The use of isolation as a torture technique has a long history. According to a classic psychiatric paper on the psychological effects of isolation (aka solitary confinement), such treatment on prisoners can “cause severe psychiatric harm,” producing “an agitated confusional state which, in more severe cases, had the characteristics of a florid delirium, characterized by severe confusional, paranoid, and hallucinatory features, and also by intense agitation and random, impulsive, often self-directed violence.”

The application of the Appendix M techniques – which are considered risky enough to require the presence of a physician – are supposed to be combined with other "approaches" culled from the main text of the field manual, including techniques such as "Fear Up" and "Emotional Ego Down." In fact, at the end of Appendix M a combined use of its techniques with other approaches, specifically "Futility," "Incentive," and "Fear Up," is suggested.

While "Fear Up" and "Incentive" approaches act somewhat like what they sound -- using fear and promises to gain the "cooperation" of a prisoner under interrogation -- "Futility" has a vague goal of imparting to a prisoner, according to the AFM, the notion that "resistance to questioning is futile."

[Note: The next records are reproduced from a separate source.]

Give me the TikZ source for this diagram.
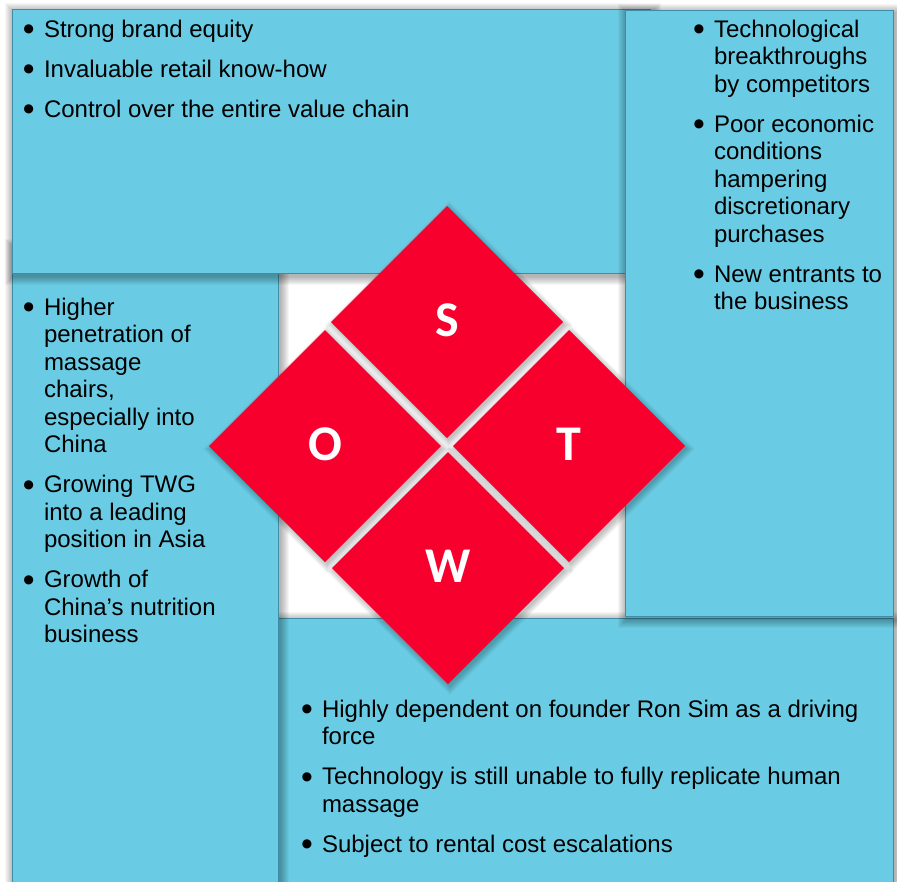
\documentclass[tikz,border=0pt]{standalone}
\usepackage{fontspec}
\setmainfont{Liberation Sans}
\newfontfamily\swotletterfont{Carlito}
\usetikzlibrary{shapes.geometric}

\definecolor{panelblue}{RGB}{106,204,228}
\definecolor{panelline}{RGB}{62,140,165}
\definecolor{swotred}{RGB}{247,0,45}

% a slightly enlarged bullet sitting on the text line
\newcommand\swotbullet{\raisebox{-3.5pt}[0pt][0pt]{\scalebox{1.4}{\textbullet}}}
% one bulleted point with a hanging indent
\newcommand\swotpoint[1]{\par\hangindent=21pt\hangafter=1\noindent\hbox to 21pt{\swotbullet\hss}#1\par}
% a list of points, baseline at the first line
\newcommand\swotlist[2]{\parbox[t]{#1}{\fontsize{24}{27.5}\selectfont\setlength\parskip{12.5pt}\raggedright #2}}

% soft shadow behind a panel (corners x1,y1 and x2,y2)
\newcommand\panelshadow[4]{%
  \foreach \k in {1,...,9}{%
    \fill[black,opacity=0.035] ({#1+2-\k},{#2+3-\k}) rectangle ({#3+2+\k},{#4+3+\k});}}
% soft shadow behind a quadrant diamond centred at x,y
\newcommand\quadshadow[2]{%
  \foreach \k in {1,...,7}{%
    \pgfmathsetmacro\rr{114+1.4*\k}%
    \fill[black,opacity=0.035] ({#1+2},{#2+3-\rr}) -- ({#1+2+\rr},{#2+3}) -- ({#1+2},{#2+3+\rr}) -- ({#1+2-\rr},{#2+3}) -- cycle;}}

\tikzset{
  panel/.style={fill=panelblue, draw=panelline, line width=1pt},
  quad/.style={diamond, aspect=1, minimum width=232pt, minimum height=232pt,
    inner sep=0pt, outer sep=0pt, fill=swotred, text=white,
    font=\swotletterfont\bfseries\fontsize{50}{50}\selectfont},
  pointlist/.style={anchor=base west, inner sep=0pt, outer sep=0pt}
}

\begin{document}
\begin{tikzpicture}[x=1pt,y=-1pt]
\useasboundingbox (0,0) rectangle (897,881);
\fill[white] (0,0) rectangle (897,881);

% weaknesses panel (bottom)
\panelshadow{260}{618}{893}{920}
\path[panel] (260,618) rectangle (893,920);
% opportunities panel (left)
\panelshadow{12}{245}{278}{920}
\path[panel] (12,245) rectangle (278,920);
% strengths panel (top)
\panelshadow{12}{9}{650}{273}
\path[panel] (12,9) rectangle (650,273);
% threats panel (right)
\panelshadow{625}{10}{893}{616}
\path[panel] (625,10) rectangle (893,616);

% central diamond made of four quadrants
\quadshadow{447}{322}
\quadshadow{325}{446}
\quadshadow{569}{446}
\quadshadow{448}{568}
\node[quad] (S) at (447,322) {\raisebox{3pt}{S}};
\node[quad] (O) at (325,446) {\raisebox{3pt}{O}};
\node[quad] (T) at (569,446) {\raisebox{3pt}{T}};
\node[quad] (W) at (448,568) {\raisebox{3pt}{W}};

% strengths
\node[pointlist] (strengths) at (23,37) {\swotlist{600pt}{%
  \swotpoint{Strong brand equity}
  \swotpoint{Invaluable retail know-how}
  \swotpoint{Control over the entire value chain}}};

% threats
\node[pointlist] (threats) at (693,37) {\swotlist{260pt}{%
  \swotpoint{Technological\newline breakthroughs\newline by competitors}
  \swotpoint{Poor economic\newline conditions\newline hampering\newline discretionary\newline purchases}
  \swotpoint{New entrants to\newline the business}}};

% opportunities
\node[pointlist] (opportunities) at (23,315) {\swotlist{260pt}{%
  \swotpoint{Higher\newline penetration of\newline massage\newline chairs,\newline especially into\newline China}
  \swotpoint{Growing TWG\newline into a leading\newline position in Asia}
  \swotpoint{Growth of\newline China’s nutrition\newline business}}};

% weaknesses
\node[pointlist] (weaknesses) at (301,717) {\swotlist{600pt}{%
  \swotpoint{Highly dependent on founder Ron Sim as a driving\newline force}
  \swotpoint{Technology is still unable to fully replicate human\newline massage}
  \swotpoint{Subject to rental cost escalations}}};
\end{tikzpicture}
\end{document}
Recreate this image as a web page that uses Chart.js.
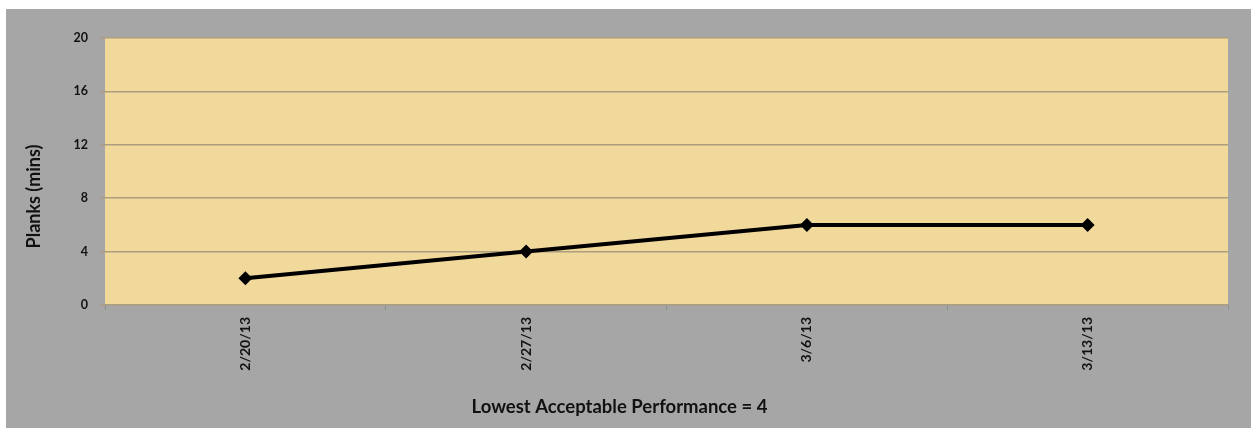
<!DOCTYPE html>
<html>
<head>
<meta charset="utf-8">
<title>Planks (mins)</title>
<script src="https://cdn.jsdelivr.net/npm/chart.js@4/dist/chart.umd.min.js"></script>
<style>
  html, body { margin: 0; padding: 0; background: #ffffff; width: 1251px; height: 428px; overflow: hidden; }
  #frame { position: absolute; left: 6px; top: 9px; width: 1245px; height: 419px; background: #a6a6a6; }
  canvas { display: block; }
</style>
</head>
<body>
<div id="frame"><canvas id="chart" width="1245" height="419"></canvas></div>
<script>
// Weekly plank results
const sessionDates = ['2/20/13', '2/27/13', '3/6/13', '3/13/13'];
const plankMinutes = [2, 4, 6, 6];
const yTickValues = [0, 4, 8, 12, 16, 20];

const yAxisTitle = 'Planks (mins)';
const xAxisTitle = 'Lowest Acceptable Performance = 4';

const FONT = 'Lato, "Open Sans", "DejaVu Sans", sans-serif';

// Fills the plotting area with the tan background
const plotBackground = {
  id: 'plotBackground',
  beforeDraw(chart) {
    const { ctx, chartArea: a } = chart;
    ctx.save();
    ctx.fillStyle = '#f1d99c';
    ctx.fillRect(a.left, a.top, a.right - a.left, a.bottom - a.top);
    ctx.restore();
  }
};

// Axis captions
const axisCaptions = {
  id: 'axisCaptions',
  afterDraw(chart) {
    const { ctx, chartArea: a } = chart;
    ctx.save();
    ctx.fillStyle = '#111111';
    ctx.textAlign = 'center';
    ctx.textBaseline = 'middle';

    ctx.font = 'bold 18px ' + FONT;
    ctx.translate(28, (a.top + a.bottom) / 2 + 25);
    ctx.rotate(-Math.PI / 2);
    ctx.fillText(yAxisTitle, 0, 0);
    ctx.setTransform(1, 0, 0, 1, 0, 0);

    ctx.font = 'bold 18.5px ' + FONT;
    ctx.fillText(xAxisTitle, chart.width / 2 - 9, 398);
    ctx.restore();
  }
};

new Chart(document.getElementById('chart'), {
  type: 'line',
  data: {
    labels: sessionDates,
    datasets: [{
      label: yAxisTitle,
      data: plankMinutes,
      borderColor: '#000000',
      backgroundColor: '#000000',
      borderWidth: 4,
      tension: 0,
      pointStyle: 'rectRot',
      pointRadius: 7,
      pointHoverRadius: 7,
      pointBorderWidth: 0
    }]
  },
  options: {
    responsive: false,
    devicePixelRatio: 1,
    animation: false,
    events: [],
    layout: { padding: { top: 29, right: 23, left: 0, bottom: 0 } },
    plugins: {
      legend: { display: false },
      tooltip: { enabled: false }
    },
    scales: {
      y: {
        min: yTickValues[0],
        max: yTickValues[yTickValues.length - 1],
        afterBuildTicks(scale) {
          scale.ticks = yTickValues.map(v => ({ value: v }));
        },
        afterFit(scale) { scale.width = 99; },
        border: { display: false },
        grid: { color: '#ab9d7e', lineWidth: 1.5, tickLength: 4 },
        ticks: {
          padding: 13,
          color: '#111111',
          font: { family: FONT, size: 12.5, weight: 'bold' }
        }
      },
      x: {
        offset: true,
        afterFit(scale) { scale.height = 123; },
        border: { display: false },
        grid: { offset: true, drawOnChartArea: false, color: '#8f8f8f', tickLength: 5 },
        ticks: {
          minRotation: 90,
          maxRotation: 90,
          padding: 7,
          color: '#111111',
          font: { family: FONT, size: 14, weight: 'bold' }
        }
      }
    }
  },
  plugins: [plotBackground, axisCaptions]
});
</script>
</body>
</html>
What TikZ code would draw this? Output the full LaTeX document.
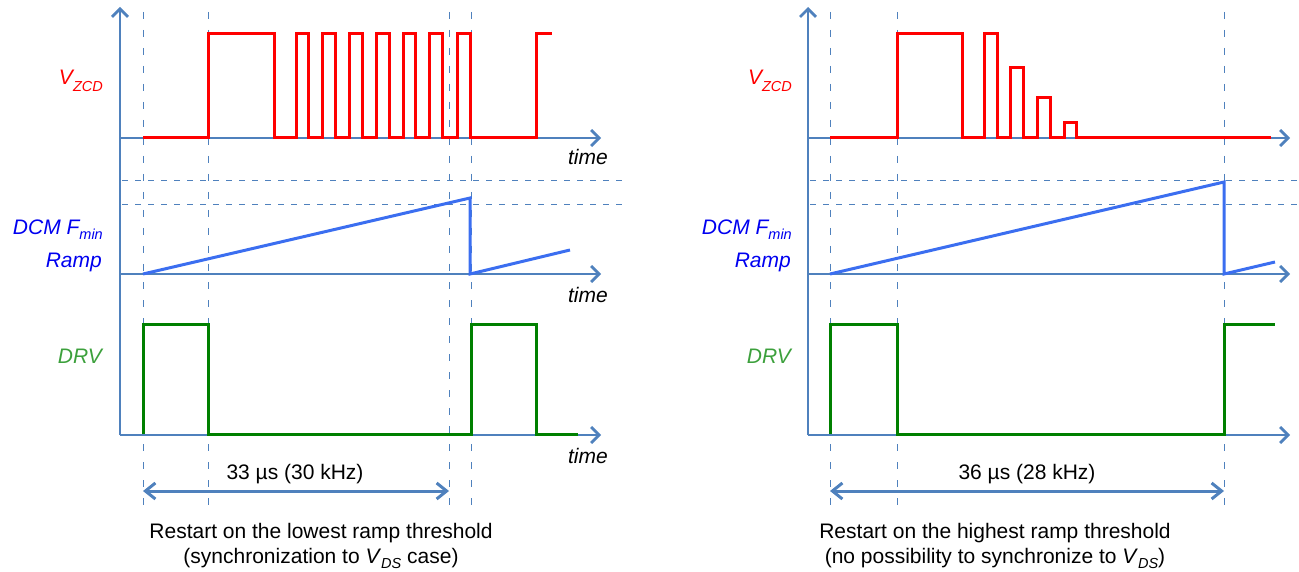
\documentclass[tikz,border=0pt]{standalone}
\usepackage{fontspec}
\setmainfont{Liberation Sans}
\usetikzlibrary{arrows.meta}
\definecolor{axisc}{RGB}{79,129,189}
\definecolor{zcdred}{RGB}{255,0,0}
\definecolor{rampblue}{RGB}{59,110,240}
\definecolor{ramptext}{RGB}{0,0,240}
\definecolor{drvgreen}{RGB}{0,128,0}
\definecolor{drvtext}{RGB}{60,160,60}
\newcommand\mysub[2][-5pt]{\raisebox{#1}{\fontsize{14.5}{14.5}\selectfont #2}}
\tikzset{
  ax/.style={draw=axisc, line width=2.75pt, -{Straight Barb[length=8pt,width=16pt]}},
  vguide/.style={draw=axisc, line width=1pt, dash pattern=on 7pt off 11pt},
  hguide/.style={draw=axisc, line width=1pt, dash pattern=on 6pt off 7pt},
  zcd/.style={draw=zcdred, line width=3pt},
  ramp/.style={draw=rampblue, line width=3pt},
  drv/.style={draw=drvgreen, line width=3pt},
  lbl/.style={anchor=base east, inner sep=0pt, font=\fontsize{21}{25}\selectfont\itshape},
  timelbl/.style={anchor=base east, inner sep=0pt, font=\fontsize{21}{25}\selectfont\itshape},
  meas/.style={draw=axisc, line width=3pt, {Straight Barb[length=10pt,width=16pt]}-{Straight Barb[length=10pt,width=16pt]}},
  txt/.style={anchor=base, inner sep=0pt, font=\fontsize{21}{25}\selectfont},
}
\begin{document}
\begin{tikzpicture}[x=1pt,y=-1pt]
\useasboundingbox (0,0) rectangle (1299,572);

% ---------- LEFT PANEL ----------
\coordinate (Lorg) at (120,435);
\coordinate (Ltop) at (120,7);
\coordinate (La1s) at (120,138); \coordinate (La1e) at (601,138);
\coordinate (La2s) at (120,274); \coordinate (La2e) at (601,274);
\coordinate (La3e) at (601,435);
\draw[ax] (Lorg) -- (Ltop);
\draw[ax] (La1s) -- (La1e);
\draw[ax] (La2s) -- (La2e);
\draw[ax] (Lorg) -- (La3e);

% guides
\foreach \x/\n in {143/a,208/b,449/c,471/d}{
  \coordinate (Lg\n t) at (\x,12); \coordinate (Lg\n b) at (\x,510);
  \draw[vguide] (Lg\n t) -- (Lg\n b);
}
\coordinate (Lh1s) at (122,181); \coordinate (Lh1e) at (628,181);
\coordinate (Lh2s) at (122,205); \coordinate (Lh2e) at (628,205);
\draw[hguide] (Lh1s) -- (Lh1e);
\draw[hguide] (Lh2s) -- (Lh2e);

% waveforms
\draw[zcd] (143,138) -| (208,34) -| (274,138) -| (296,34) -| (308,138) -| (322,34) -| (335,138)
  -| (349,34) -| (362,138) -| (376,34) -| (389,138) -| (403,34) -| (415,138) -| (429,34) -| (442,138)
  -| (457,34) -| (470,138) -| (536,34) -- (552,34);
\draw[ramp] (143,274) -- (470,198) -- (470,274) -- (570,250);
\draw[drv] (143,434) |- (208,324) |- (471,434) |- (536,324) |- (578,434);

% labels
\node[lbl, text=zcdred] (Lvzcd) at (103,85) {V\mysub[-7pt]{ZCD}};
\node[lbl, text=ramptext] (Ldcm) at (103,235) {DCM F\mysub{min}};
\node[lbl, text=ramptext] (Lramp) at (102,268) {Ramp};
\node[lbl, text=drvtext] (Ldrv) at (102,363) {DRV};
\node[timelbl] (Lt1) at (608,165) {time};
\node[timelbl] (Lt2) at (608,302) {time};
\node[timelbl] (Lt3) at (608,463) {time};

% measurement
\draw[meas] (Lgat |- 0,491) -- (Lgct |- 0,491);
\node[txt] (Lmeas) at (295,479) {33 µs (30 kHz)};
\node[txt] (Lcap1) at (321,538) {Restart on the lowest ramp threshold};
\node[txt] (Lcap2) at (321,563) {(synchronization to \textit{V}\mysub{\textit{DS}} case)};

% ---------- RIGHT PANEL ----------
\coordinate (Rorg) at (808,435);
\coordinate (Rtop) at (808,7);
\coordinate (Ra1s) at (808,138); \coordinate (Ra1e) at (1290,138);
\coordinate (Ra2s) at (808,274); \coordinate (Ra2e) at (1290,274);
\coordinate (Ra3e) at (1290,435);
\draw[ax] (Rorg) -- (Rtop);
\draw[ax] (Ra1s) -- (Ra1e);
\draw[ax] (Ra2s) -- (Ra2e);
\draw[ax] (Rorg) -- (Ra3e);

\foreach \x/\n in {830/a,897/b,1224/c}{
  \coordinate (Rg\n t) at (\x,12); \coordinate (Rg\n b) at (\x,510);
  \draw[vguide] (Rg\n t) -- (Rg\n b);
}
\coordinate (Rh1s) at (810,181); \coordinate (Rh1e) at (1299,181);
\coordinate (Rh2s) at (810,205); \coordinate (Rh2e) at (1299,205);
\draw[hguide] (Rh1s) -- (Rh1e);
\draw[hguide] (Rh2s) -- (Rh2e);

\draw[zcd] (830,138) -| (897,34) -| (962,138) -| (984,34) -| (997,138) -| (1010,68) -| (1023,138)
  -| (1037,98) -| (1050,138) -| (1064,123) -| (1076,138) -- (1271,138);
\draw[ramp] (830,274) -- (1224,182) -- (1224,274) -- (1275,262);
\draw[drv] (830,434) |- (897,324) |- (1224,434) |- (1275,324);

\node[lbl, text=zcdred] (Rvzcd) at (792,85) {V\mysub[-7pt]{ZCD}};
\node[lbl, text=ramptext] (Rdcm) at (792,235) {DCM F\mysub{min}};
\node[lbl, text=ramptext] (Rramp) at (791,268) {Ramp};
\node[lbl, text=drvtext] (Rdrv) at (791,363) {DRV};

\draw[meas] (Rgat |- 0,491) -- (Rgct |- 0,491);
\node[txt] (Rmeas) at (1027,479) {36 µs (28 kHz)};
\node[txt] (Rcap1) at (995,538) {Restart on the highest ramp threshold};
\node[txt] (Rcap2) at (995,563) {(no possibility to synchronize to \textit{V}\mysub{\textit{DS}})};
\end{tikzpicture}
\end{document}
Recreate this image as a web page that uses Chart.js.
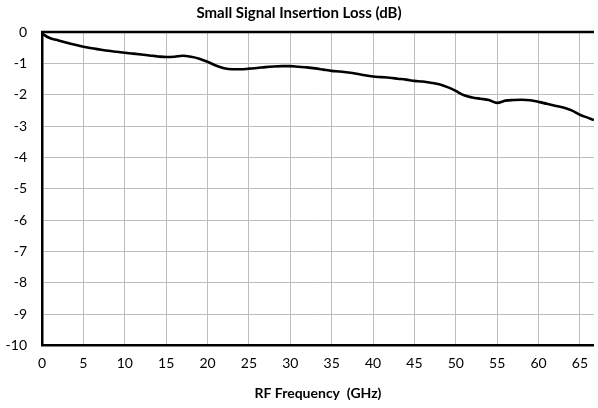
<!DOCTYPE html>
<html>
<head>
<meta charset="utf-8">
<script src="https://cdn.jsdelivr.net/npm/chart.js@4/dist/chart.umd.min.js"></script>
<style>
html,body{margin:0;padding:0;background:#fff;}
#wrap{width:598px;height:408px;position:relative;}
</style>
</head>
<body>
<div id="wrap"><canvas id="c"></canvas></div>
<script>
const freqGHz = [0, 0.3, 1, 2, 3, 4, 5, 6, 7, 8, 9, 10, 11, 12, 13, 14, 15, 16, 17, 18, 19, 20, 21, 22, 23, 24, 25, 26, 27, 28, 29, 30, 31, 32, 33, 34, 35, 36, 37, 38, 39, 40, 41, 42, 43, 44, 45, 46, 47, 48, 49, 50, 51, 52, 53, 54, 55, 56, 57, 58, 59, 60, 61, 62, 63, 64, 65, 66, 66.7];
const lossDB = [-0.02, -0.1, -0.2, -0.27, -0.34, -0.41, -0.47, -0.52, -0.56, -0.6, -0.63, -0.66, -0.69, -0.72, -0.75, -0.78, -0.8, -0.79, -0.76, -0.79, -0.85, -0.95, -1.07, -1.16, -1.19, -1.19, -1.17, -1.15, -1.12, -1.1, -1.09, -1.09, -1.11, -1.13, -1.16, -1.2, -1.24, -1.26, -1.29, -1.33, -1.38, -1.42, -1.44, -1.46, -1.49, -1.52, -1.56, -1.58, -1.62, -1.67, -1.76, -1.88, -2.02, -2.09, -2.13, -2.17, -2.26, -2.19, -2.17, -2.16, -2.18, -2.23, -2.29, -2.35, -2.41, -2.5, -2.64, -2.74, -2.81];
const titleText = 'Small Signal Insertion Loss (dB)';
const xTitle = 'RF Frequency  (GHz)';
const xMin = 0, xMax = 66.7, xStep = 5;
const yMin = -10, yMax = 0, yStep = 1;

const points = freqGHz.map((f, i) => ({x: f, y: lossDB[i]}));

const topBorder = {
  id: 'topBorder',
  afterDraw(chart) {
    const {ctx, chartArea} = chart;
    ctx.save();
    ctx.strokeStyle = '#000';
    ctx.lineWidth = 2.5;
    ctx.beginPath();
    ctx.moveTo(chartArea.left - 1, chartArea.top);
    ctx.lineTo(chartArea.right, chartArea.top);
    ctx.stroke();
    ctx.restore();
  }
};

new Chart(document.getElementById('c'), {
  type: 'line',
  data: {
    datasets: [{
      data: points,
      borderColor: '#000',
      borderWidth: 2.6,
      pointRadius: 0,
      tension: 0.4,
      cubicInterpolationMode: 'monotone',
      fill: false
    }]
  },
  options: {
    responsive: true,
    maintainAspectRatio: false,
    animation: false,
    layout: {padding: {top: 0, right: 0, bottom: 6, left: 0}},
    plugins: {
      legend: {display: false},
      tooltip: {enabled: false},
      title: {
        display: true,
        text: titleText,
        color: '#000',
        font: {family: 'Lato', size: 15, weight: 'bold'},
        padding: {top: 4, bottom: 10}
      }
    },
    scales: {
      x: {
        type: 'linear',
        min: xMin, max: xMax,
        afterBuildTicks(scale) {
          const t = [];
          for (let v = xMin; v <= xMax; v += xStep) t.push({value: v});
          scale.ticks = t;
        },
        ticks: {
          color: '#000',
          font: {family: 'Lato', size: 14},
          padding: 10,
          maxRotation: 0,
          autoSkip: false
        },
        grid: {color: '#bdbdbd', lineWidth: 1, drawTicks: false},
        border: {color: '#000', width: 2.5},
        title: {
          display: true,
          text: xTitle,
          color: '#000',
          font: {family: 'Lato', size: 14, weight: 'bold'},
          padding: {top: 3, bottom: 0}
        }
      },
      y: {
        min: yMin, max: yMax,
        ticks: {
          stepSize: yStep,
          color: '#000',
          font: {family: 'Lato', size: 14},
          padding: 15
        },
        afterFit(scale) { scale.width = 42; },
        grid: {color: '#bdbdbd', lineWidth: 1, drawTicks: false},
        border: {color: '#000', width: 2.5}
      }
    }
  },
  plugins: [topBorder]
});
</script>
</body>
</html>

According to the manual, "This engenders a feeling of hopelessness and helplessness on the part of the source."

A review of documents released under FOIA shows that use of the "Futility" approach in the AFM was the rationale behind the use of loud music, strobe lights, and sexualized assaults and embarrassment on prisoners. The “Futility” technique pre-dates the introduction of the current Army Field Manual, which is numbered 2-22.3 and introduced in September 2006. In fact, the earlier AFM, labeled 35-52 was the basis of numerous accusations of documented abuse.

In the executive summary of the 2005 the Department of Defense's Schimdt-Furlow investigation into abuse of prisoners, the use of loud music and strobe lights on prisoners was labeled "music futility," and considered an "allowed technique." DoD investigators looked at accusation of misuse of such techniques, but never banned them.

Military investigators wrote, "Placement of a detainee in the interrogation booth and subjecting him to loud music and strobe lights should be limited and conducted within clearly prescribed limits" (pg. 9). Those limits were not specified.

Additionally, the Schmidt-Furlow investigators looked at instances where female interrogators had fondled prisoners, or pretended to splash menstrual blood upon them. According to military authorities, these were a form of "gender coercion," and identified as a "futility technique."

President Obama's Jan. 2009 executive order would seem to have halted the use of what DoD called "gender coercion," but not "music futility." But we don't know because of pervasive secrecy exactly what military or other interrogators do or don't do when they employ the "Futility" technique.

Numerous human rights groups, including Amnesty International, Physicians for Human Rights, and the Institute on Medicine as a Profession and Open Society Foundations have called for the elimination of Appendix M and/or the rewriting of the entire Army Field Manual itself.

What has been lacking is a widespread public discourse that recognizes that swapping waterboarding and the CIA’s “enhanced interrogation” torture with the Army Field Manual as an instrument of humane interrogation only replaced the use of brutal torture techniques with those that emphasize psychological torture.